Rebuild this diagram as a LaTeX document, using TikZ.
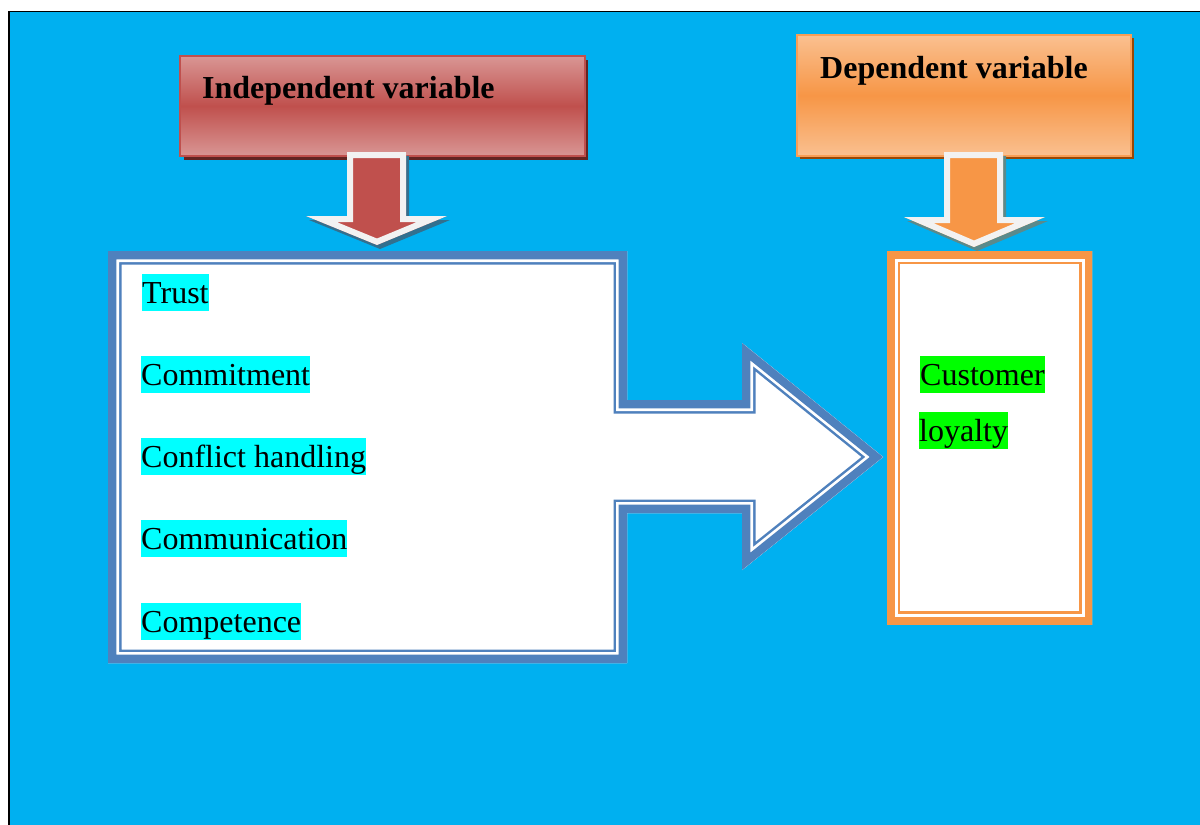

==

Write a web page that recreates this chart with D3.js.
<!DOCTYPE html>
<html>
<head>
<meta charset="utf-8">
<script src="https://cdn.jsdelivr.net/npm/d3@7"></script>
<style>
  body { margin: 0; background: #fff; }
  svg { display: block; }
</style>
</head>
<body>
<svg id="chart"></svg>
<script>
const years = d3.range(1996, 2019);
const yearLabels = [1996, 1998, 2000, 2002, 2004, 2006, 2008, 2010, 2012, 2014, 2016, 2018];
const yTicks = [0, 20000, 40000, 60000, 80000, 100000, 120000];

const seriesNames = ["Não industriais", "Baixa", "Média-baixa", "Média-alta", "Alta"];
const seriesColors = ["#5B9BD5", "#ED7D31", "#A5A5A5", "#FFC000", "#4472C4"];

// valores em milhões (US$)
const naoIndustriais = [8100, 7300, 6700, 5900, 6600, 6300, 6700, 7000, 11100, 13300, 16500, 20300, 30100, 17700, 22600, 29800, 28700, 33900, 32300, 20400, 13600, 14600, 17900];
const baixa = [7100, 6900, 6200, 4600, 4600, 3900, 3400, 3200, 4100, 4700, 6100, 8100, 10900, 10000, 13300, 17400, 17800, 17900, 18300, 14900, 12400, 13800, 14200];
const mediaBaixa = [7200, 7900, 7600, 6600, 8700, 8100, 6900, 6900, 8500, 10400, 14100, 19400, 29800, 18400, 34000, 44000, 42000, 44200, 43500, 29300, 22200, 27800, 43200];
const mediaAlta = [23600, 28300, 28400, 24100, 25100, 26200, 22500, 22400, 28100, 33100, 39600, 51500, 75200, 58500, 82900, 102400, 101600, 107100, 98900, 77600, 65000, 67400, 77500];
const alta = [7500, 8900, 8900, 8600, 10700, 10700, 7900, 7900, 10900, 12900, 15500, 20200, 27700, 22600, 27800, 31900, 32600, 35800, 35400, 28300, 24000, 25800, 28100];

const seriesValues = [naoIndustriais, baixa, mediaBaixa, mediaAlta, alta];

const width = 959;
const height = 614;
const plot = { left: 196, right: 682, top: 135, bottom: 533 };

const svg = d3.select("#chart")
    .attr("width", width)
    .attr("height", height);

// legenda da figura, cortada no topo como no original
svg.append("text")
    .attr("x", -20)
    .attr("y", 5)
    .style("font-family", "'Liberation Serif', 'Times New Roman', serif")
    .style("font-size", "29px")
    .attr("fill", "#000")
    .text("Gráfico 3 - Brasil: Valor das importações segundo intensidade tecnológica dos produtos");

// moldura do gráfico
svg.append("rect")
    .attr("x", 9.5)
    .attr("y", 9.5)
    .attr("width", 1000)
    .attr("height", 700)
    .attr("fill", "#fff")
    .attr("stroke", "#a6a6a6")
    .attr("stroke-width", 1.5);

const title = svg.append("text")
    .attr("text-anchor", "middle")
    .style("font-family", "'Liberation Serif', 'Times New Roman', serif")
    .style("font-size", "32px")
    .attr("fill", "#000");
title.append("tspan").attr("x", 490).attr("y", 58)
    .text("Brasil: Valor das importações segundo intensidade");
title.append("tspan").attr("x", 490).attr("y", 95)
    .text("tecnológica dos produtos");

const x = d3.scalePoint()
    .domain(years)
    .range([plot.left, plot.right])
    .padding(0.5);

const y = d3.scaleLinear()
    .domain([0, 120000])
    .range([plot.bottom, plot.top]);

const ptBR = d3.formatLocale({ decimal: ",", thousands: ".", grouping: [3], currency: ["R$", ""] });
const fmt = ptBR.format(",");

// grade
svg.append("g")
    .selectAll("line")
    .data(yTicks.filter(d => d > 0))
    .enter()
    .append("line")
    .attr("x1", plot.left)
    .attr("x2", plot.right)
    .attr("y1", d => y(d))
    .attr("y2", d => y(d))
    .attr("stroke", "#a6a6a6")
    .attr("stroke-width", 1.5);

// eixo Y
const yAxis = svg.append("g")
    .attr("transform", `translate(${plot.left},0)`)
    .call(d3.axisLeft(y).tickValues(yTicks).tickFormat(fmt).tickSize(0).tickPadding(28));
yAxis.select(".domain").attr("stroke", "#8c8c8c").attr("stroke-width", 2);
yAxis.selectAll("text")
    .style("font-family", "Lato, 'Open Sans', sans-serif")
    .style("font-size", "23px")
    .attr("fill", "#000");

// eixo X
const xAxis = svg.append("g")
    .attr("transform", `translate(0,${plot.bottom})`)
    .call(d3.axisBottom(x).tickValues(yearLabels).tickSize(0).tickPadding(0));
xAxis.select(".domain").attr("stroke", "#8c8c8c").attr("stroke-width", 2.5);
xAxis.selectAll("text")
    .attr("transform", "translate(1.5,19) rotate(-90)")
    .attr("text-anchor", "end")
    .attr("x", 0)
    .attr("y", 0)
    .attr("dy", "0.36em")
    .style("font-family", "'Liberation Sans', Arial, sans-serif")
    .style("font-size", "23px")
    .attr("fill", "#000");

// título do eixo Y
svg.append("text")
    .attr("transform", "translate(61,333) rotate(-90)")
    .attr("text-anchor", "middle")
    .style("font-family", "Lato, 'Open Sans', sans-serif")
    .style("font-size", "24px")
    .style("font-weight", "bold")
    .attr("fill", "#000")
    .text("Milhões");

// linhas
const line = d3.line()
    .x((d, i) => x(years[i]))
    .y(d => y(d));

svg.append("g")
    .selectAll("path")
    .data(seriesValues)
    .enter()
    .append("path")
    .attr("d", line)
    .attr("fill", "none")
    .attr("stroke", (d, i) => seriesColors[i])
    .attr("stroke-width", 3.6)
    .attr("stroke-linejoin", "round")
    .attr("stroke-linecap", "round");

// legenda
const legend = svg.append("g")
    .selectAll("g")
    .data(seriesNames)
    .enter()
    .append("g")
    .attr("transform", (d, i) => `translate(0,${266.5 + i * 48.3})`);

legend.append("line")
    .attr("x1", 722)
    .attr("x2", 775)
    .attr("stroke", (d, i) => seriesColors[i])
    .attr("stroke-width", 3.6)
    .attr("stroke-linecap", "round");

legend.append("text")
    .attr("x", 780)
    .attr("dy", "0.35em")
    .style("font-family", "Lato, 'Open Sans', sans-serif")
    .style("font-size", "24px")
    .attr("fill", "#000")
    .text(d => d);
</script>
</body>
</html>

Task prompt. Pull every line containing the word "chart" out of the material.

Answer to this problem.
Write a web page that recreates this chart with D3.js.
<svg id="chart"></svg>
const svg = d3.select("#chart")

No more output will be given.